Below are the records; pull every line that includes "this".

----- Stored records

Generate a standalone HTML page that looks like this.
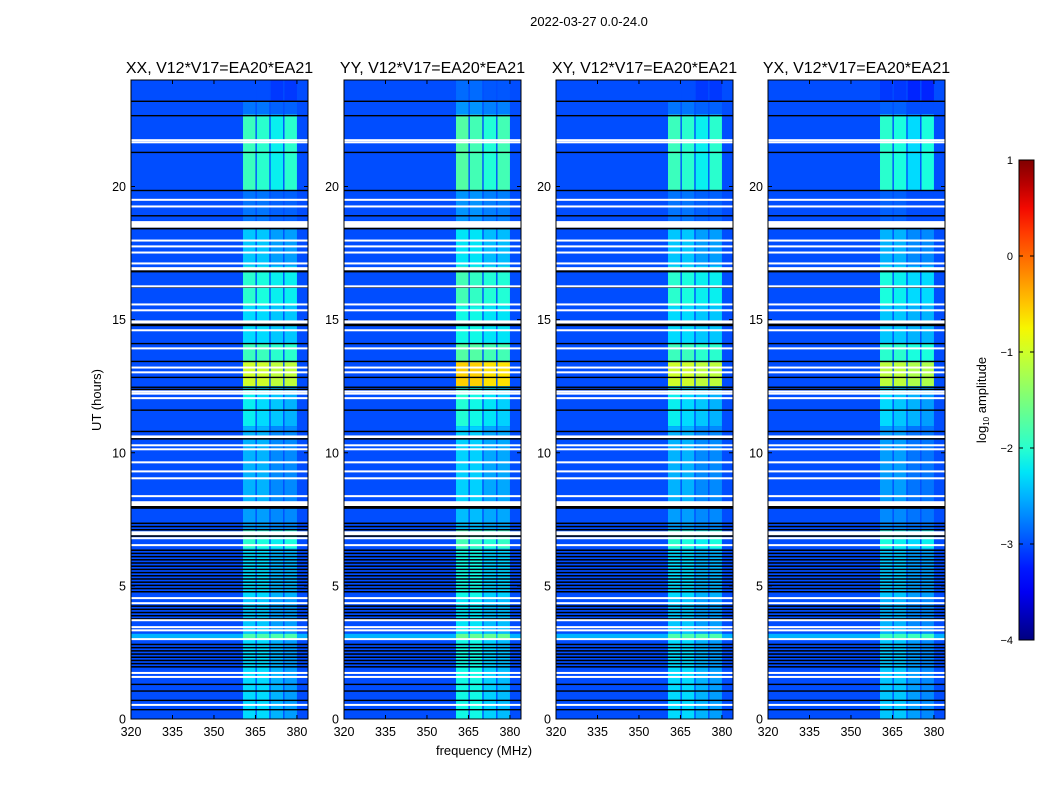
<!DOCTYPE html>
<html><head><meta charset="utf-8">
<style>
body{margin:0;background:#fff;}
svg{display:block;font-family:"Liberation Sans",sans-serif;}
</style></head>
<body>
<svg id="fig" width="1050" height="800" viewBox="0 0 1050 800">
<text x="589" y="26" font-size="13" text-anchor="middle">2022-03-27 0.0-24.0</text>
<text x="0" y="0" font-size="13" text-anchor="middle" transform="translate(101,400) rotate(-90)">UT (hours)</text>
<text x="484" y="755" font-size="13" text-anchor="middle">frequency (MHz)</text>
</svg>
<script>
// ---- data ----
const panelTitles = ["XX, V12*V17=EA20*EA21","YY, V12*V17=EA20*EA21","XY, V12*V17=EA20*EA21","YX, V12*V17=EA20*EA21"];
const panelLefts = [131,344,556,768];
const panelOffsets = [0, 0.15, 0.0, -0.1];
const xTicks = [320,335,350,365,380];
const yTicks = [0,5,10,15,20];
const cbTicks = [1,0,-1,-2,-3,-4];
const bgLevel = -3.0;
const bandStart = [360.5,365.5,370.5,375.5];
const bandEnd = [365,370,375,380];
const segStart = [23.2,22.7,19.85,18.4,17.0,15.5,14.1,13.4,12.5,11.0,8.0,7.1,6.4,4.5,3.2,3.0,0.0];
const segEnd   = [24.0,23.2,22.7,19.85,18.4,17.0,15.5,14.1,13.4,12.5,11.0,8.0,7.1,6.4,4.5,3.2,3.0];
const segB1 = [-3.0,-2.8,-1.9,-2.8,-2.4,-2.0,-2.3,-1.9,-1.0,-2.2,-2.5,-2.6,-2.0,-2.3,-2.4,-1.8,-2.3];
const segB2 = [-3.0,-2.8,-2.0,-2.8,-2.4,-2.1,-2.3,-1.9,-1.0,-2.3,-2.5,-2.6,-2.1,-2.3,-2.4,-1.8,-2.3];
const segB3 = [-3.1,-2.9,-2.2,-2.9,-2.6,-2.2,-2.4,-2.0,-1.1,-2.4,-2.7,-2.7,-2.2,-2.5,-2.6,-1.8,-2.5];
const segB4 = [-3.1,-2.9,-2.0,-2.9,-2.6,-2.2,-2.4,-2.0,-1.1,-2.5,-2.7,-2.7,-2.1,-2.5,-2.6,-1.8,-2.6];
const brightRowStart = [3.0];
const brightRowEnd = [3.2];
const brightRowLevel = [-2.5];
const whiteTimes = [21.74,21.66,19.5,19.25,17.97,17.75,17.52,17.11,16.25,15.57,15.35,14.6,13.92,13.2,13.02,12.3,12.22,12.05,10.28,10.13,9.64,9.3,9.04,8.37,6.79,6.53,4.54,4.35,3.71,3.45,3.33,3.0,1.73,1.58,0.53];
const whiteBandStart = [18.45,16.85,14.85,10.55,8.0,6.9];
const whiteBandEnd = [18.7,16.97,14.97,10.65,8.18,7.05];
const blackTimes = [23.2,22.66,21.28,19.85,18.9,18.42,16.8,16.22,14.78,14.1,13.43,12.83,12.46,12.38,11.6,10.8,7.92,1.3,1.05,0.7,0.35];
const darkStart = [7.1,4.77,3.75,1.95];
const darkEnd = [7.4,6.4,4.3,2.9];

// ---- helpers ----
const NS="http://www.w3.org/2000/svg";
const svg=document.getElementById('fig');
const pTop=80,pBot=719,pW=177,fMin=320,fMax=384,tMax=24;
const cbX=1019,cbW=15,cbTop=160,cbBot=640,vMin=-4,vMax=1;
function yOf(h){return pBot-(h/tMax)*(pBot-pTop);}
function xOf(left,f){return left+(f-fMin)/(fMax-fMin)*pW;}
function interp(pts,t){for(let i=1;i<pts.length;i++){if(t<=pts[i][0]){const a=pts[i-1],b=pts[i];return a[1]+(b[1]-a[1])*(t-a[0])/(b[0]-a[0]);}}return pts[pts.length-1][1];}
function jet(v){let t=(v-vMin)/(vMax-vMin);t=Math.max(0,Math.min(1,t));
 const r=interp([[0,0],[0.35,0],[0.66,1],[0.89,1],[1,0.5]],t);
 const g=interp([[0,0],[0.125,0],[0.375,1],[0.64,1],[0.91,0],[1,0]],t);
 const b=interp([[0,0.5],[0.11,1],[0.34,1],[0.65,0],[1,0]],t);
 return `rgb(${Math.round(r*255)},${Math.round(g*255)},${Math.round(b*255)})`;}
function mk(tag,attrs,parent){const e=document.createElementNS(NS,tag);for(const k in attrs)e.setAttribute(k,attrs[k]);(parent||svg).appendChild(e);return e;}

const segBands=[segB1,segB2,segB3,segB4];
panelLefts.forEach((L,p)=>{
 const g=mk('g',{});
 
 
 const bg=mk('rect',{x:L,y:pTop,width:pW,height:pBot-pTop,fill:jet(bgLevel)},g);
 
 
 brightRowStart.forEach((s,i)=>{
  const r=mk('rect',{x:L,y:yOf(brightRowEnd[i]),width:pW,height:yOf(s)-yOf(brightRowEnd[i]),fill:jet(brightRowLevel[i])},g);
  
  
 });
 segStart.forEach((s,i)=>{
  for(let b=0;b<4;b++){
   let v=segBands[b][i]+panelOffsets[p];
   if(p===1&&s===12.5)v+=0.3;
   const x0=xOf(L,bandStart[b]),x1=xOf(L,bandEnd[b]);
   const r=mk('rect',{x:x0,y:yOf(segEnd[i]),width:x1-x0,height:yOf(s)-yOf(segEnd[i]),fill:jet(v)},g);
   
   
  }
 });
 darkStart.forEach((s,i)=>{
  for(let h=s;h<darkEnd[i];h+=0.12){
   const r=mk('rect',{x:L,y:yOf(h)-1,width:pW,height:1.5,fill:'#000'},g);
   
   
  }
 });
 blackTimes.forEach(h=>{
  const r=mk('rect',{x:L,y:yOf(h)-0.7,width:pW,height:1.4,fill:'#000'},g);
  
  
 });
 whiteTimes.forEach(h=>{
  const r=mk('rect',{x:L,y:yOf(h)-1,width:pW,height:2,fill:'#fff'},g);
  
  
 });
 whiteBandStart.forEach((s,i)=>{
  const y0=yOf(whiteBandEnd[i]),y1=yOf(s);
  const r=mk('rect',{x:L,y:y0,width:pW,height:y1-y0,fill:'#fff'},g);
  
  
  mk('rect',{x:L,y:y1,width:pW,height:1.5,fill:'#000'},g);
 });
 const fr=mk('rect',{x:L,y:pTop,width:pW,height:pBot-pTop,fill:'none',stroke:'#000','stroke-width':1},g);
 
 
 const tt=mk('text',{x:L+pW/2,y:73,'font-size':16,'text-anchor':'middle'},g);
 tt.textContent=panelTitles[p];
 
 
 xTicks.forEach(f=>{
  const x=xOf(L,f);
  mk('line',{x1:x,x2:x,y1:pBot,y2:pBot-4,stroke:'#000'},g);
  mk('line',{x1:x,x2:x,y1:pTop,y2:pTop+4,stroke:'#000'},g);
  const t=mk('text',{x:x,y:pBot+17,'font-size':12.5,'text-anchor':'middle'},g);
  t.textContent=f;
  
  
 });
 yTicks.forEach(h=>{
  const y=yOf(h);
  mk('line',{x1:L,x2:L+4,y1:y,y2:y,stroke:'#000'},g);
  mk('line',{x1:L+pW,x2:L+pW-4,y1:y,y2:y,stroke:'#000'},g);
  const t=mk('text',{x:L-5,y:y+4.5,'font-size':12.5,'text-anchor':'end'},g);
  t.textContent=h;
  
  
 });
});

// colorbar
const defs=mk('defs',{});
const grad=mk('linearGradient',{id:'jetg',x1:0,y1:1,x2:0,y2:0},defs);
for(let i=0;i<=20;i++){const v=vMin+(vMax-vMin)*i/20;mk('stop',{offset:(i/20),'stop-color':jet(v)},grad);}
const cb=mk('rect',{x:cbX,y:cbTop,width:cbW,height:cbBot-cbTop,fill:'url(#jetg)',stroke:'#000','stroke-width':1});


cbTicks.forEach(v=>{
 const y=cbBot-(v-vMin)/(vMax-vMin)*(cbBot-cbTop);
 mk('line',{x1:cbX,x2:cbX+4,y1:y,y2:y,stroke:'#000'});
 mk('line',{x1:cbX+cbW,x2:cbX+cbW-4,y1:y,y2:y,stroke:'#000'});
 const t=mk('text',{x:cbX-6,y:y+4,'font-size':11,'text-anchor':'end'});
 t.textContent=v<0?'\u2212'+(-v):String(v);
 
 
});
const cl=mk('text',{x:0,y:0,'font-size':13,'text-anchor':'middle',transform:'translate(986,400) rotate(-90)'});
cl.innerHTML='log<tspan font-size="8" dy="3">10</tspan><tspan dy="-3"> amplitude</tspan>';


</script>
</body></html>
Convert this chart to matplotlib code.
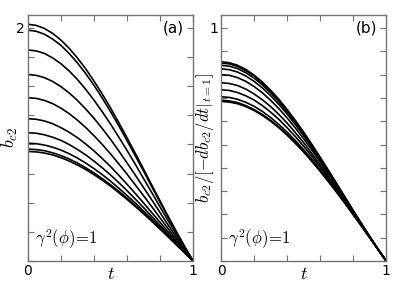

----------

Result below =
Generate a standalone HTML page that looks like this.
Convert this chart to matplotlib code.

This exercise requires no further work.